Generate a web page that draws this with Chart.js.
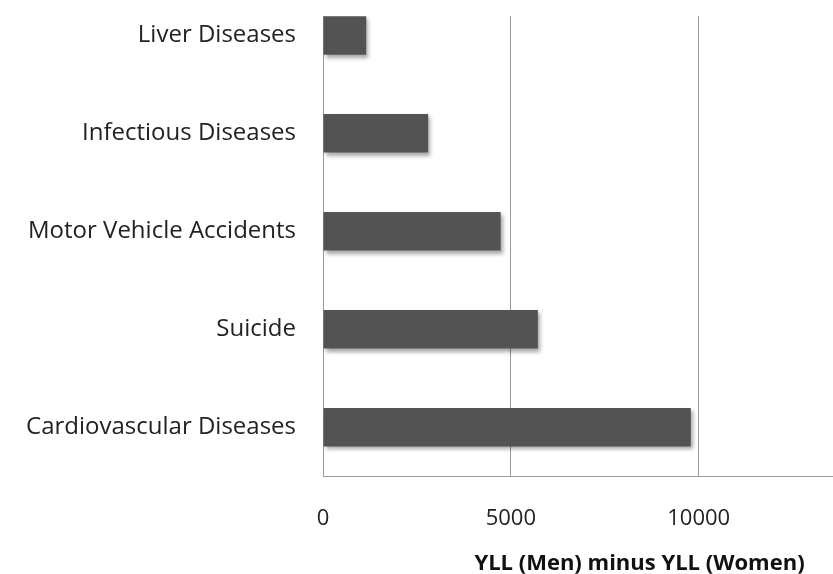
<!DOCTYPE html>
<html>
<head>
<meta charset="utf-8">
<script src="https://cdn.jsdelivr.net/npm/chart.js@4/dist/chart.umd.min.js"></script>
<style>
  html, body { margin: 0; padding: 0; background: #fff; overflow: hidden; width: 833px; height: 574px; }
  #wrap { position: relative; width: 956px; height: 632px; margin-top: -55px; }
  canvas { display: block; }
</style>
</head>
<body>
<div id="wrap"><canvas id="c" width="956" height="632"></canvas></div>
<script>
const categories = ["Liver Diseases", "Infectious Diseases", "Motor Vehicle Accidents", "Suicide", "Cardiovascular Diseases"];
const values = [1150, 2800, 4730, 5720, 9790];
const xTickValues = [0, 5000, 10000, 15000];
const xAxisTitle = "YLL (Men) minus YLL (Women)";

const shadowPlugin = {
  id: 'barShadow',
  beforeDatasetsDraw(chart) {
    const ctx = chart.ctx;
    ctx.save();
    ctx.shadowColor = 'rgba(0,0,0,0.35)';
    ctx.shadowBlur = 4;
    ctx.shadowOffsetX = 2;
    ctx.shadowOffsetY = 3;
  },
  afterDatasetsDraw(chart) {
    chart.ctx.restore();
  }
};

const cropPlugin = {
  id: 'topCrop',
  afterDraw(chart) {
    const ctx = chart.ctx;
    const left = chart.chartArea.left - 2;
    ctx.save();
    ctx.fillStyle = '#ffffff';
    ctx.fillRect(left, 0, chart.width - left, 71);
    ctx.restore();
  }
};

Chart.defaults.font.family = '"Open Sans", Lato, sans-serif';

new Chart(document.getElementById('c'), {
  type: 'bar',
  data: {
    labels: categories,
    datasets: [{
      data: values,
      backgroundColor: '#535353',
      borderWidth: 0,
      categoryPercentage: 1.0,
      barPercentage: 0.393
    }]
  },
  options: {
    indexAxis: 'y',
    responsive: false,
    animation: false,
    events: [],
    layout: { padding: { top: 18, left: 0, right: 0, bottom: 0 } },
    plugins: { legend: { display: false }, tooltip: { enabled: false } },
    scales: {
      x: {
        min: 0,
        max: 16850,
        afterBuildTicks: (scale) => { scale.ticks = xTickValues.map(v => ({ value: v })); },
        ticks: {
          color: '#222',
          font: { size: 22 },
          padding: 29,
          maxRotation: 0,
          autoSkip: false,
          callback: (v) => String(v)
        },
        grid: { color: '#999999', lineWidth: 1, drawTicks: false },
        border: { display: true, color: '#999999', width: 1 },
        title: {
          display: true,
          text: xAxisTitle,
          color: '#111',
          font: { size: 22, weight: 'bold' },
          padding: { top: -10, bottom: 0 }
        }
      },
      y: {
        afterFit: (scale) => { scale.width = 323; },
        ticks: {
          color: '#222',
          font: { size: 24 },
          padding: 27
        },
        grid: { display: false, drawTicks: false },
        border: { display: true, color: '#999999', width: 1 }
      }
    }
  },
  plugins: [shadowPlugin, cropPlugin]
});
</script>
</body>
</html>
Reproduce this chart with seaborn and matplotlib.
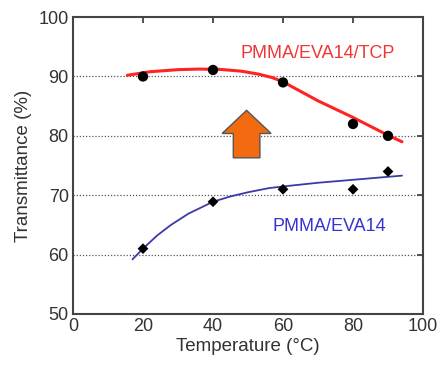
import matplotlib
matplotlib.use("Agg")
import matplotlib.pyplot as plt
import numpy as np
import pandas as pd
import seaborn as sns

# Pontos medidos
temp = [20, 40, 60, 80, 90]
trans_tcp = [90.0, 91.1, 89.0, 82.0, 80.0]
trans_eva = [61.0, 68.9, 71.0, 71.0, 74.0]

# Curvas de ajuste
fit_tcp_x = [15.5, 22, 30, 36, 42, 48, 53, 57, 60, 65, 70, 75, 80, 85, 90, 94]
fit_tcp_y = [90.2, 90.8, 91.15, 91.25, 91.2, 90.9, 90.4, 89.8, 89.1, 87.5, 85.9, 84.5, 83.1, 81.6, 80.1, 79.0]
fit_eva_x = [17, 20, 24, 28, 33, 40, 45, 50, 56, 62, 70, 76, 82, 88, 94]
fit_eva_y = [59.2, 61.0, 63.2, 65.0, 66.9, 68.9, 69.8, 70.5, 71.2, 71.6, 72.1, 72.4, 72.7, 73.0, 73.3]

sns.set_style("white")
plt.rcParams["font.family"] = ["Liberation Sans", "DejaVu Sans"]

fig = plt.figure(figsize=(4.37, 3.72), dpi=100)
ax = fig.add_axes([0.167, 0.156, 0.801, 0.798])

sns.lineplot(x=fit_tcp_x, y=fit_tcp_y, ax=ax, color="#ff2424", linewidth=2.2, zorder=3)
sns.lineplot(x=fit_eva_x, y=fit_eva_y, ax=ax, color="#3a3aa8", linewidth=1.3, zorder=3)
sns.scatterplot(x=temp, y=trans_tcp, ax=ax, color="black", marker="o", s=55,
                edgecolor="none", zorder=4)
sns.scatterplot(x=temp, y=trans_eva, ax=ax, color="black", marker="D", s=30,
                edgecolor="none", zorder=4)

# seta laranja
ax.arrow(49.6, 76.3, 0, 8.0, width=7.6, head_width=14.0, head_length=3.9,
         length_includes_head=True, fc="#f26b10", ec="#555555", lw=1.0, zorder=5)

ax.text(47.9, 93.9, "PMMA/EVA14/TCP", color="#f03535", fontsize=13, va="center", ha="left")
ax.text(57.1, 64.7, "PMMA/EVA14", color="#3434d0", fontsize=13, va="center", ha="left")

ax.set_xlim(0, 100)
ax.set_ylim(50, 100)
ax.set_xticks(np.arange(0, 101, 20))
ax.set_yticks(np.arange(50, 101, 10))
for yv in [60, 70, 80, 90]:
    ax.axhline(yv, color="#555555", linestyle=(0, (1, 1.5)), linewidth=0.9, zorder=1)

ax.tick_params(direction="in", length=4, width=1.2, top=True, right=True,
               labelsize=13, colors="#333333", pad=3)
for sp in ax.spines.values():
    sp.set_color("#444444")
    sp.set_linewidth(1.5)

ax.set_xlabel("Temperature (°C)", fontsize=13.5, color="#333333", labelpad=2)
ax.set_ylabel("Transmittance (%)", fontsize=13.5, color="#333333", labelpad=5)

fig.savefig("out.png", dpi=100)
plt.close()
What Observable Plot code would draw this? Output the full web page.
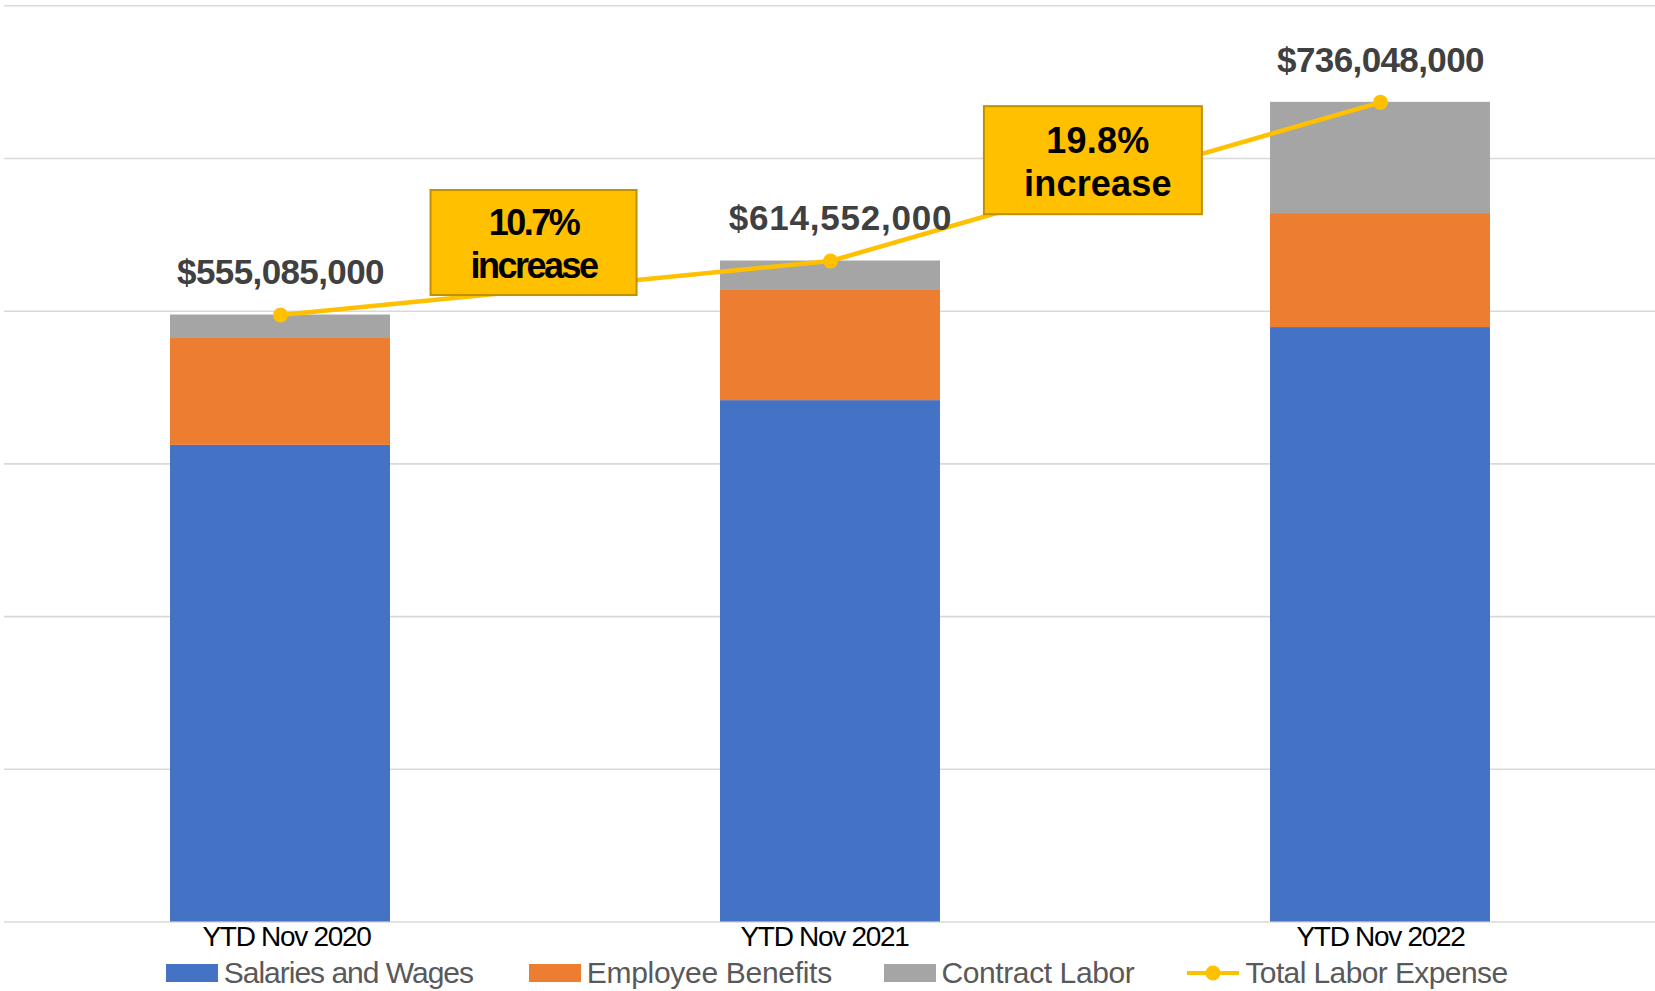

### AIM
Write out the lines from the one containing "Reproduce this chart" down to the one containing "trans_eva = [61.0, 68.9, 71.0, 71.0, 74.0]", both included, exactly as they appear. Leave out any pictures.

### WRITTEN REPLY
Reproduce this chart with seaborn and matplotlib.
import matplotlib
matplotlib.use("Agg")
import matplotlib.pyplot as plt
import numpy as np
import pandas as pd
import seaborn as sns

# Pontos medidos
temp = [20, 40, 60, 80, 90]
trans_tcp = [90.0, 91.1, 89.0, 82.0, 80.0]
trans_eva = [61.0, 68.9, 71.0, 71.0, 74.0]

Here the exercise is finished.